Writer/producer Jill Soloway’s feature-length directorial debut is bothersome insofar as it purports to lay bare the foibles and self-pitying behavior of the upper middle class, all the while engaging in the same behavior itself. What begins as a thorough browbeating of vanilla sex lives, pre-school fundraising auctions, and well-heeled malaise ends up glorifying all of those things to a certain extent, leaving us to question why the film was even made in the first place. While the actors do their best to wring solid performances out of some woefully tepid and almost-of-the-moment source material, the need of the film’s writer/director to offer an apologia for bored, wealthy housewives hamstrings anything genuine or interesting.
Rachel (Kathryn Hahn) and her app-creating husband Jeff (Josh Radnor) are in the midst of a sexual dry spell when we meet the two of them. Rachel, who consistently recoils at Jeff’s late-night advances, finds any number of ways to explain away her total dearth of libido. If it isn’t because he wants to have sex too late in the day, it’s because of their young son, and so on and so forth. Laying all of this on her embarrassingly stereotypical therapist (Jane Lynch), the Rachel we’re presented with up front is someone annoyed at the small concerns of her stay-at-home mom cohort, fed up with helping plan school events and drinking zinfandels. Formerly a respected writer with a decent amount of promise, Rachel’s trapped by the conventions of both her marriage and her Jewish, upper middle class community in the super nice Silverlake neighborhood of Los Angeles. Drawing upon the experience of a friend whose paint-by-numbers sex life was reignited by a spontaneous foray to a strip club, Rachel convinces an at-first reticent Jeff to go ogle some women with her and another comparably wealthy urban couple.
As you might expect, something starts to stir within Rachel after getting a sultry and appropriately, profoundly red-lit lap dance from Juno Temple (McKenna). Finding herself drawn back again and again to the area surrounding the club McKenna dances at — which provides the occasion for some truly cringeworthy and recurring jokes about Twitter — Rachel eventually invites the young woman into her home as a live-in nanny for her young son. Oddly enough, Rachel seems totally into the whole sex-work thing that McKenna’s doing until the realization hits that a pretty central part of McKenna’s gig requires a coldly businesslike relationship to sexuality, which, Jesus, really?

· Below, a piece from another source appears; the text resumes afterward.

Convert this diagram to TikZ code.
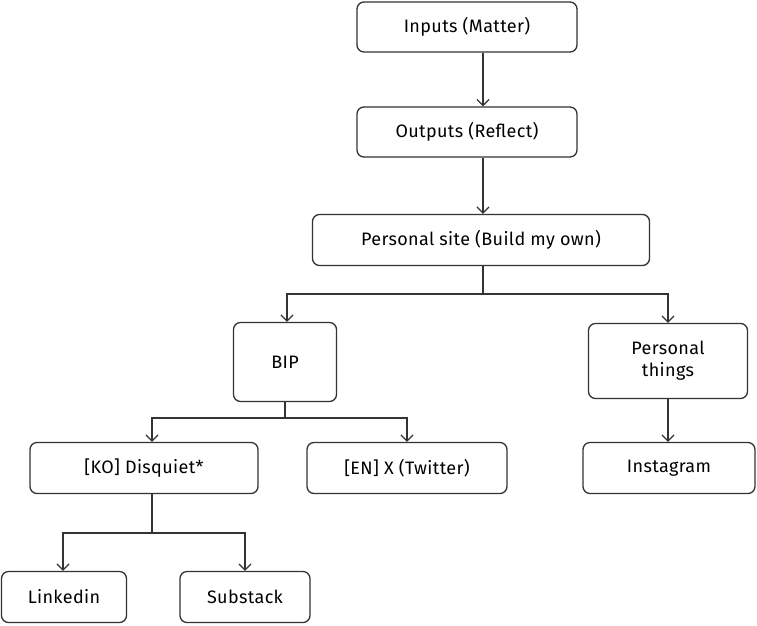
\documentclass[tikz,border=0pt]{standalone}
\usepackage{fontspec}
\setmainfont{Fira Sans}[Scale=1]
\usetikzlibrary{arrows.meta}
\begin{document}
\begin{tikzpicture}[x=1pt,y=-1pt,
 box/.style={draw=black!80,line width=1.3pt,rounded corners=7pt,inner sep=0pt,font=\fontsize{18}{22}\selectfont\addfontfeature{LetterSpace=2}},
 ar/.style={draw=black!80,line width=1.3pt,-{Straight Barb[length=6pt,width=12pt]}}]
\useasboundingbox (0,0) rectangle (757,625);
\node[box,minimum width=220pt,minimum height=50pt] (in) at (467,27) {Inputs (Matter)};
\node[box,minimum width=220pt,minimum height=50pt] (out) at (467,132) {Outputs (Reflect)};
\node[box,minimum width=337pt,minimum height=51pt] (ps) at (481,240) {Personal site (Build my own)};
\node[box,minimum width=103pt,minimum height=79pt] (bip) at (285,362) {BIP};
\node[box,minimum width=159pt,minimum height=75pt,align=center] (pt) at (668,361) {Personal\\things};
\node[box,minimum width=228pt,minimum height=51pt] (ko) at (144,468) {[KO] Disquiet*};
\node[box,minimum width=200pt,minimum height=51pt] (en) at (407,468) {[EN] X (Twitter)};
\node[box,minimum width=172pt,minimum height=51pt] (ig) at (669,468) {Instagram};
\node[box,minimum width=125pt,minimum height=51pt] (li) at (64,597) {Linkedin};
\node[box,minimum width=130pt,minimum height=51pt] (ss) at (245,597) {Substack};
\draw[ar] (in.south -| 483,0) -- (out.north -| 483,0);
\draw[ar] (out.south -| 483,0) -- (ps.north -| 483,0);
\coordinate (j1) at (483,294);
\draw[ar] (ps.south -| j1) -- (j1) -| (bip.north -| 287,0);
\draw[ar] (j1) -| (pt.north);
\coordinate (j2) at (285,418);
\draw[ar] (bip.south) -- (j2) -| (ko.north -| 152,0);
\draw[ar] (j2) -| (en.north);
\coordinate (j3) at (152,533);
\draw[ar] (ko.south -| j3) -- (j3) -| (li.north -| 63,0);
\draw[ar] (j3) -| (ss.north);
\draw[ar] (pt.south) -- (ig.north -| pt.south);
\end{tikzpicture}
\end{document}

If the goal half of the movie was to shore up a bulky reserve of sympathy for Rachel, which seems to be the case, then that reserve was pretty much exhausted when she makes a scene complaining about not having as many kids as her peers at a moms’ get-together/wine-party. It’s a bit hard to squirt some tears for someone who refuses to have sex with their partner and then drunkenly melts down about not getting pregnant. One is left to wonder if Rachel thought there was some kind of rich private school stork that just gave you a kid if you had two sets of china.
The second half of the film is pretty much dedicated to detailing the struggle and awkwardness of Rachel and Jeff’s slow return to a more robust (yet still somehow boringly predictable) sex life, with some dramatic stuff involving McKenna thrown into the mix to create a bit of tension. In the end, we see Rachel content to deal with her wealth and status on her own terms, having more sex with her long suffering husband, and, judging from a totally tacked-on Judaic religious sequence, more open to engaging with the spiritual. Soloway’s characters annoy because the writer/director makes it almost impossible to take them seriously. Rachel’s tragedy is largely manufactured by her own inability to grasp how ridiculous her problems are, while Jeff is barely allowed a context, much less an opportunity, to express any kind of meaning. We can wonder what might have happened if Soloway were more courageous in dealing with rogue sexuality, but, much like Afternoon Delight, that kind of wondering is ultimately pointless.